Cuando el Poder Judicial deja de ser contrapeso y se vuelve apéndice del Poder Ejecutivo, comienza una pendiente cuesta abajo que termina con la deformación total y la ruptura de las ideas clásicas de república y democracia.
Esa escena se ha repetido, con acentos locales, en varios países: un guión de asalto a un poder que se acusa de corrupto, enemigo u obstáculo, reconfiguración institucional y cooptación política que suele jactarse de su legalidad formal y espíritu democrático, mientras la ley se convierte en lo que decida el poder.
En 1947, Perón impulsó la destitución de los ministros de la Corte Suprema de Argentina y colocó jueces afines; dos años después la Constitución de 1949 consolidó su mayoría, abriendo una etapa donde la obediencia política sustituyó a la jurisprudencia. El costo de este viraje fue pagado por las siguientes generaciones, pues una justicia alineada al Ejecutivo preludió décadas de inestabilidad y fue prólogo del ciclo de golpes militares y dictaduras que ahogaron al país hasta 1983.

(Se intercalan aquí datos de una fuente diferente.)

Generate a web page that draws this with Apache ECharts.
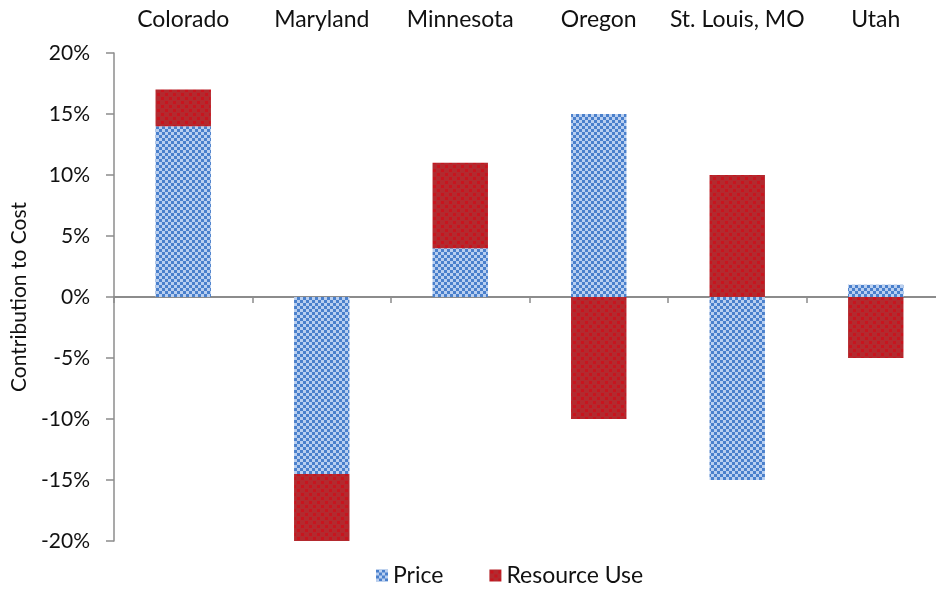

Venezuela ofrece otro caso de libro de texto: en 2004 la Asamblea chavista aprobó la Ley Orgánica del Tribunal Supremo de Justicia, ampliando de 20 a 32 los magistrados y dándole al Parlamento poder para removerlos por “faltas graves”. Con jueces políticamente agradecidos, la Corte declaró infundadas las controvertidas leyes habilitantes que le permitían al presidente tener más poder, convalidó expropiaciones y revistió de legalidad todas las acciones cuestionables del gobierno. Una vez conquistado el foro judicial, el resto de las instituciones venezolanas se fueron plegando como fichas de dominó, hasta desembocar en la erosión total de la democracia que se vive hoy.
En Europa del este, Hungría mostró que el desmontaje judicial puede ser lento y reglamentista, pero con efectos similares. Viktor Orbán reformó la Constitución en 2010 y, dos años después, creó nuevas cortes administrativas, redujo la edad de jubilación de jueces (forzando una purga masiva) y otorgó al presidente del Parlamento el poder de nombrar magistrados. El resultado es un Poder Judicial que aún viste toga, pero aprueba sin chistar los proyectos del partido gobernante, desde la censura a ONG hasta los cambios electorales que perpetúan al primer ministro. Casos similares sucedieron en Polonia y Turquía.
Desde 2021, la Asamblea de El Salvador leal a Nayib Bukele sustituyó a la Sala Constitucional y al fiscal general en una sola sesión. Bukele gobierna con poderes ilimitados y, bajo el discurso del combate a las pandillas, casi 90 mil personas han sido detenidas sin tener que cumplir con ninguna formalidad legal; entre ellas cientos de periodistas, opositores y activistas. La semana pasada, por ejemplo, la policía detuvo a Ruth López, abogada de la organización Cristosal y una de las pocas voces que aún se alzaban para denunciar la corrupción oficial.
Cambian los cómos, pero los intentos de captura del Poder Judicial son propios de todos los regímenes donde la democracia va en retroceso. Estos episodios comparten tres pasos: primero, se desacredita al juez tildándolo de elitista o corrupto; luego, se modifican las reglas de nombramiento o retiro hasta llenar los tribunales con leales; por último, el nuevo Poder Judicial legitima y da la razón a todo lo que desea el poder. El deterioro es gradual: la ciudadanía sigue votando, los diarios aún circulan, pero el árbitro que debería frenar los excesos ya juega para un sólo equipo.